* WHAT YOU NEED TO DO
Go through the lines below. Copy those with "diagram".

* SUPPLIED MATERIAL
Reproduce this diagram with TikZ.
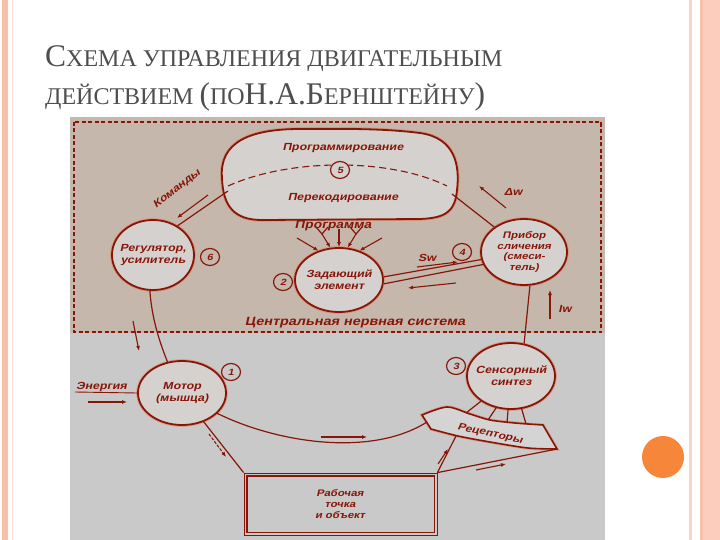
\documentclass[tikz,border=0pt]{standalone}
\usepackage{fontspec}
\setmainfont{Liberation Serif}
\newfontfamily\dfont[FakeStretch=1.2,FakeSlant=0.22]{Liberation Sans Bold}
\usetikzlibrary{arrows.meta,shapes.geometric}
\definecolor{taupe}{RGB}{198,183,173}
\definecolor{lgray}{RGB}{201,201,201}
\definecolor{efill}{RGB}{212,209,207}
\definecolor{dred}{RGB}{135,22,8}
\definecolor{halo}{RGB}{226,122,82}
\definecolor{salmon}{RGB}{249,192,168}
\definecolor{salmonl}{RGB}{252,205,188}
\definecolor{ttl}{RGB}{78,78,78}
\definecolor{orng}{RGB}{246,135,58}
\newcommand\dtext{\dfont\fontsize{10.3}{12}\selectfont}
\newcommand\bigc[1]{{\fontsize{31.5}{34}\selectfont #1}}
\newcommand\smc[1]{{\fontsize{24}{28}\selectfont #1}}
\tikzset{
  ell/.style={ellipse, draw=dred, line width=1.8pt, fill=efill, inner xsep=-14pt, inner ysep=0pt,
    preaction={draw=halo, line width=3.6pt, opacity=0.55}, align=center, text=dred, font=\dtext},
  num/.style={ellipse, draw=dred, line width=1.2pt, minimum width=19pt, minimum height=17pt,
    inner sep=0pt, text=dred, font=\dfont\fontsize{9}{10}\selectfont},
  lbl/.style={text=dred, font=\dtext, inner sep=0pt},
  ln/.style={draw=dred, line width=1.2pt},
  arr/.style={draw=dred, line width=1.1pt, -{Latex[length=5pt,width=4pt]}},
}
\begin{document}
\begin{tikzpicture}[x=1pt,y=-1pt]
\useasboundingbox (0,0) rectangle (720,540);
\fill[white] (0,0) rectangle (720,540);
% page decoration
\fill[salmon] (2,0) rectangle (8,540);
\fill[salmonl!60] (12,0) rectangle (13,540);
\fill[salmon!70] (689,0) rectangle (691.5,540);
\fill[salmon] (700,0) rectangle (703,540);
\fill[salmonl] (703,0) rectangle (720,540);
\fill[orng] (663,457) circle (21);
% title
\node[anchor=base west, text=ttl, inner sep=0pt] (t1) at (45,67)
  {\bigc{С}\smc{ХЕМА УПРАВЛЕНИЯ ДВИГАТЕЛЬНЫМ}};
\node[anchor=base west, text=ttl, inner sep=0pt] (t2) at (45,105)
  {\smc{ДЕЙСТВИЕМ }\bigc{(}\smc{ПО}\bigc{Н.А.Б}\smc{ЕРНШТЕЙНУ}\bigc{)}};
% diagram background
\fill[lgray] (70,117) rectangle (605,540);
\fill[taupe] (70,117) rectangle (605,333);
\draw[dred, line width=1.6pt, dash pattern=on 4pt off 2.5pt] (74,122) rectangle (601,332);
\node[lbl, font=\dfont\fontsize{12}{14}\selectfont] (cns) at (355,323) {Центральная нервная система};
% blob
\draw[draw=dred, line width=1.8pt, fill=efill, preaction={draw=halo, line width=3.6pt, opacity=0.55}]
  (222,178) .. controls (219,142) and (250,129) .. (300,129)
  .. controls (340,129) and (380,128) .. (420,133)
  .. controls (455,138) and (460,165) .. (457,190)
  .. controls (455,212) and (445,218) .. (420,219)
  -- (262,220)
  .. controls (234,220) and (223,206) .. (222,178) -- cycle;
\draw[dred, line width=1.1pt, dash pattern=on 7pt off 4pt] (228,186) .. controls (290,158) and (390,158) .. (447,186);
\node[lbl] (prog) at (343,148) {Программирование};
\node[num, fill=efill] (n5) at (340,170) {5};
\node[lbl] (perek) at (343,198) {Перекодирование};
\node[lbl, font=\dfont\fontsize{11.5}{12}\selectfont] (progr) at (333,226) {Программа};
\coordinate (blobL) at (228,191);
\coordinate (blobR) at (452,194);
% main nodes
\node[ell, minimum width=82pt, minimum height=70pt] (reg) at (153,255) {Регулятор,\\усилитель};
\node[num] (n6) at (210,257) {6};
\node[ell, minimum width=88pt, minimum height=64pt] (zad) at (339,280) {Задающий\\элемент};
\node[num] (n2) at (283,282) {2};
\node[ell, minimum width=86pt, minimum height=66pt, font=\dfont\fontsize{9.5}{10.5}\selectfont] (comp) at (524,252) {Прибор\\сличения\\(смеси-\\тель)};
\node[num] (n4) at (462,252) {4};
\node[ell, minimum width=88pt, minimum height=64pt] (mot) at (182,393) {Мотор\\(мышца)};
\node[num] (n1) at (231,372) {1};
\node[ell, minimum width=88pt, minimum height=66pt] (sens) at (511,376) {Сенсорный\\синтез};
\node[num] (n3) at (456,366) {3};
% receptors band
\draw[draw=dred, line width=1.6pt, fill=lgray!80!white, preaction={draw=halo, line width=3.2pt, opacity=0.5}]
  plot[smooth] coordinates {(422,415) (447,407) (470,414) (490,420) (515,423) (543,425)}
  -- (557,449)
  -- plot[smooth] coordinates {(557,449) (528,448) (490,442) (458,436) (431,429)} -- cycle;
\node[lbl, rotate=-12, font=\dfont\fontsize{10}{12}\selectfont] (rec) at (490,434) {Рецепторы};
\coordinate (bs1) at (466,413);
\coordinate (bs2) at (488,420);
\coordinate (bs3) at (507,423);
\coordinate (bs4) at (526,424);
\draw[ln] (sens.-140) -- (bs1);
\draw[ln] (sens.-115) -- (bs2);
\draw[ln] (sens.-95) -- (bs3);
\draw[ln] (sens.-72) -- (bs4);
\coordinate (bandL) at (427,422);
\coordinate (bandM) at (456,436);
\coordinate (bandR) at (557,449);
% work rectangle
\node[draw=dred, line width=0.8pt, fill=lgray, minimum width=193pt, minimum height=62pt, inner sep=0pt] (work) at (340.5,504) {};
\draw[dred, line width=1.8pt] ([xshift=3pt,yshift=-3pt]work.north west) rectangle ([xshift=-3pt,yshift=3pt]work.south east);
\node[lbl, align=center, font=\dfont\fontsize{9.5}{11}\selectfont] (worktxt) at (340,504) {Рабочая\\точка\\и объект};
% loop connectors
\draw[ln] (blobL) -- (reg.50);
\draw[ln] (blobR) -- (comp.140);
\draw[ln] (comp.-80) -- (sens.68);
\draw[ln] (reg.265) .. controls +(2,28) and +(-8,-20) .. (mot.115);
\draw[ln] (mot.-30) .. controls (275,442) and (370,458) .. (bandL);
\draw[ln] (mot.-53) -- (work.north west);
\draw[ln] (work.north east) -- (bandM);
\draw[ln] (work.north east) -- (bandR);
\draw[ln] (zad.4) -- (comp.190);
\draw[ln] (zad.-5) -- (comp.197);
% labels and arrows
\node[lbl, rotate=38] (kom) at (177,189) {Команды};
\coordinate (ka) at (208,195); \coordinate (kb) at (177,218);
\draw[arr] (ka) -- (kb);
\node[lbl] (dw) at (513,192) {Δw};
\coordinate (da) at (506,208); \coordinate (db) at (479,186);
\draw[arr] (da) -- (db);
\node[lbl] (sw) at (427,258) {Sw};
\coordinate (sa) at (417,267); \coordinate (sb) at (458,262);
\draw[arr] (sa) -- (sb);
\coordinate (la) at (456,283); \coordinate (lb) at (408,288);
\draw[arr] (la) -- (lb);
\node[lbl] (iw) at (565,309) {Iw};
\coordinate (ia) at (550,319); \coordinate (ib) at (550,290);
\draw[arr] (ia) -- (ib);
\coordinate (ra) at (133,321); \coordinate (rb) at (139,351);
\draw[arr] (ra) -- (rb);
\node[lbl, anchor=base west] (en) at (76,389) {Энергия};
\coordinate (ena) at (75,392);
\draw[ln, line width=0.9pt] (ena) -- (mot.west);
\coordinate (eaa) at (88,402); \coordinate (eab) at (127,402);
\draw[arr] (eaa) -- (eab);
\coordinate (ma) at (321,437); \coordinate (mb) at (367,437);
\draw[arr] (ma) -- (mb);
\coordinate (wa) at (209,434); \coordinate (wb) at (226,457);
\draw[arr, dash pattern=on 3pt off 1.5pt] (wa) -- (wb);
\coordinate (xa) at (438,464); \coordinate (xb) at (448,449);
\draw[arr] (xa) -- (xb);
\coordinate (ya) at (476,470); \coordinate (yb) at (506,464);
\draw[arr] (ya) -- (yb);
% dendrites into the setting element
\coordinate (d1a) at (297,238);
\draw[arr] (d1a) -- (zad.125);
\coordinate (d2a) at (322,234); \coordinate (d2l) at (316,227); \coordinate (d2r) at (328,227);
\draw[ln] (d2l) -- (d2a) -- (d2r);
\draw[arr] (d2a) -- (zad.105);
\coordinate (d3a) at (339,229);
\draw[arr] (d3a) -- (zad.north);
\coordinate (d4a) at (356,234); \coordinate (d4l) at (350,227); \coordinate (d4r) at (362,227);
\draw[ln] (d4l) -- (d4a) -- (d4r);
\draw[arr] (d4a) -- (zad.75);
\coordinate (d5a) at (382,238);
\draw[arr] (d5a) -- (zad.55);
\end{tikzpicture}
\end{document}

* EXPECTED ANSWER
Reproduce this diagram with TikZ.
% diagram background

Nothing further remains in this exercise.